Destination : 10 , Road Movie


Cannes - Corse, aventure nautique

Samedi 15 août, 20h30, je quitte le vieux port de Cannes, au pied du palais
des congrès. La mer est peu agitée et la brise légère. La météo marine est
clémente. Je double Sainte-Marguerite et Saint-Honorat qui s'endorment
sereinement en attendant la prochaine fournée de touristes, demain matin dès
l'aube.

Les données entrées, les coordonnées calculées, le GPS trace la route, le
pilote automatique obéit. Cap sud-est. Si tout va bien, dans 10 heures, au
sortir de la nuit, je devrais voir rougir le phare de Calvi.
Le ciel s'éteint derrière les îles de Lérins, la côte peu à peu se
transforme en cordon lumineux. Ca et là un feu d'artifice se souvient de cet
été 45 quand les forces ont pris pieds sur la côte provençale.

Maintenant la nuit est complètement tombée, il va falloir voir à la lueur
des étoiles. Elles constellent le ciel. Autant de repères, autant de petits
yeux qui de loin vous observent. C'est à celle qui brillera le plus :
Margarita, Arcturus, Deneb, Vega, Altaïr. Je repère les constellations les
plus élémentaires : la petite et la grande Ourse, le W de Cassiopée, la
Couronne Boréale, l'Aigle, le Cygne; mais je devrais attendre la fin de nuit
pour voir surgir Orion.

Au sortir du golfe de Gêne, le vent frise la force 5. Le moteur est devenu
inutile. La grand voile et le génois se gonflent, les haubans claquent, le
bateau gîte doucement sur les vagues qui s'étirent en houle légère.
Le pilote automatique joue bien son rôle, les écrans contrôlent, je
surveille. Tantôt à droite, tantôt à gauche, loupiote verte, loupiote rouge.
Le trafic est important en cette fin de vacances. Des lumières apparaissent
au fond sur l'horizon : "Rouge-rouge rien ne bouge", "vert-vert tout est
clair". Puis soudain de petits éclairs blancs courent à la surface de l'eau.
Filets dérivants, pièges pour les poissons, entraves pour un petit voilier
de 12 mètres. Yeux doublement écarquillés, vigilance accrue, plus question
de s'abriter derrière la capote.
L'air humide frappe mon visage, emmêle mes cheveux. Le malaise éprouvé à la
fin du repas est dissipé. Seule maître à bord, vent de liberté, la mer
m'appartient et le Monde aussi.

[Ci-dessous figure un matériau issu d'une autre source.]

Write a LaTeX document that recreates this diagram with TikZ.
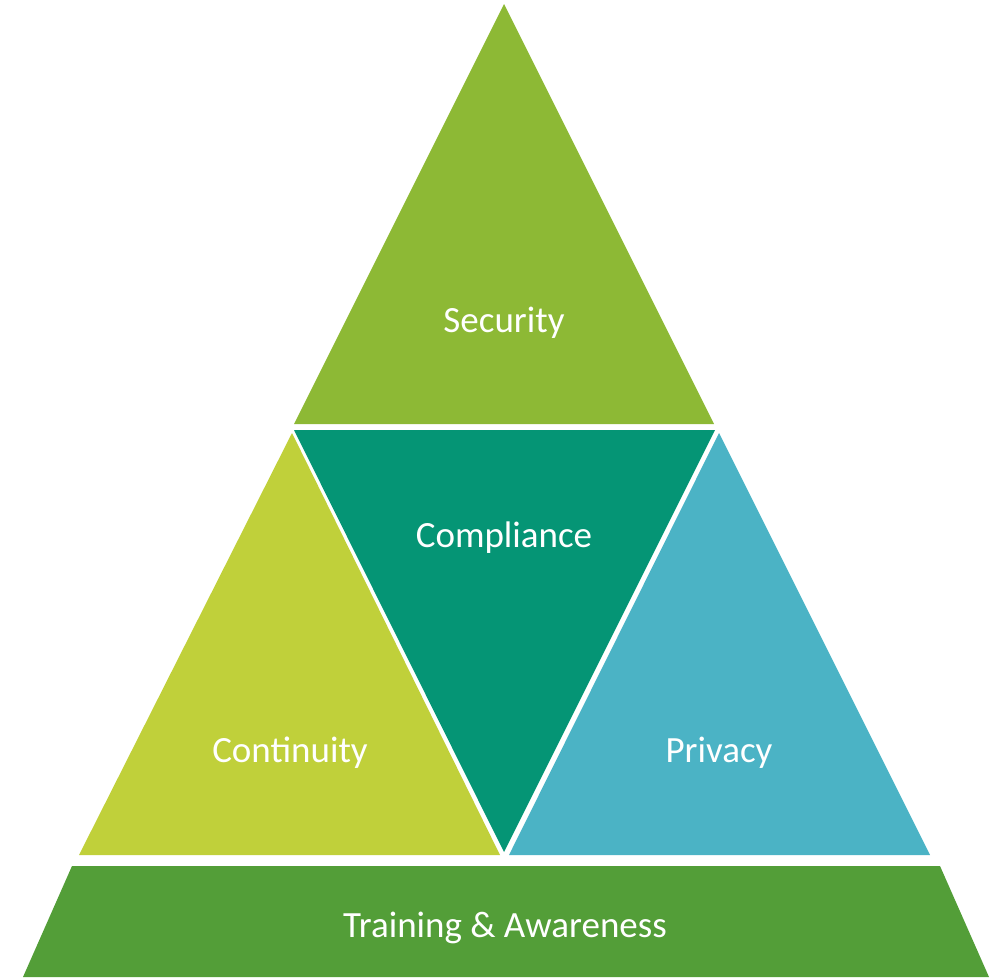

Je me sens forte, je me sens grande, Goliath
au féminin!

Le bateau glisse dans le reflet argenté de la lune. Mars est là, elle aussi,
majestueuse planète rouge venue en cet été 2003 saluer de bien près sa
jumelle bleue, la Terre.

La nuit se poursuit calme, trop calme pour tromper la fatigue. Le vent est
tombé, j'ai abattu les voiles. Le ron-ron du moteur joue les berceuses.
L'engourdissement gagne, les paupières papillotent. Une barre de céréale,
une tasse de café bien chaud, bien fort et pour casser la monotonie, un CD
de Jazz, volume maxi, concert en plein air rythmé par le tempo d'Alex Riel.
Célébration ! Quel beau titre pour fêter le ciel et la mer.

Castor et Pollux surgissent, suivis de près par Orion. Juste à temps. Déjà
les lueurs de l'aube ternissent Betelgeuse et Rigel tandis que se dessinent,
à gauche de l'étrave, les falaises embrumées de la Corse.

Le petit matin est une épreuve difficile. La côte semble reculer à mesure
que le bateau l'approche, comme si elle redoutait le viol d'un pirate.
Encore quelques miles à parcourir, une ou deux heures avant d'espérer
mouiller dans une petite crique et dormir, dormir, dormir...

Mireille 18/10/2003

PS : Ce voyage, je l'ai fait mais le skipper était là. Je veillais quand il
dormait. A part Alex Riel que je ne connaissais pas, Castor, Pollux et Orion
qui sont apparus pendant mon quart de repos, tout est vrai.